In their Monday letter, Bostock and Yang asserted Yahoo stockholders with significant stakes in the company agree Microsoft’s bid isn’t high enough, especially since the offer has declined by more than $2 billion.

Nevertheless, an analyst for an investment fund that owns Yahoo shares predicted it would be difficult to turn down Microsoft’s offer if the bid goes to a stockholder vote. “Most shareholders are going to go with the bird in hand rather than risk losing money on the stock,” said the analyst, who asked not to be named because he wasn’t authorized to speak publicly.

If Microsoft takes its bid directly to shareholders, the vote would be held at Yahoo’s annual meeting, which must be held by July 12.

The money manager of another investment fund that owns about 1 million Yahoo shares applauded the company for trying to fetch a higher bid, but wants a deal to be negotiated without further acrimony.

“Part of is a normal process, but I am also worried about too many egos getting in the way,” said the manager, who wasn’t authorized to speak publicly.

Most of Yahoo’s major shareholders also own significant stakes in Microsoft.
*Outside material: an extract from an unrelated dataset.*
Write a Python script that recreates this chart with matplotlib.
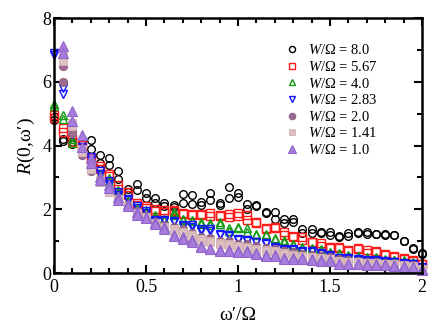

The cross-pollination means some Yahoo shareholders might to lose more money than they could make from a higher Microsoft bid if raising the offer causes Microsoft’s stock to decline.

To protect the value of its stock, Microsoft might revise its offer so it consists of more stock, Hilal said. Throwing more cash on the table wouldn’t hurt Microsoft’s market value as much because the company wouldn’t be undermining its earnings per share by issuing more stock.

After a long stretch of declining profits, Yahoo says it is on the verge of a turnaround that will become more evident in 2009 and 2010 as its Internet ad revenue accelerates.

Yahoo’s optimistic forecasts so far haven’t swayed Wall Street.

Yankee Group analyst Daniel Taylor thinks Yang and Yahoo’s other directors are digging in their heels in hopes that they will get the chance to prove the skeptics are wrong.

“They want to be able to show the breadth and depth of what they have been trying to do all these months,” Taylor said. “This battle is going to go right down to the wire.”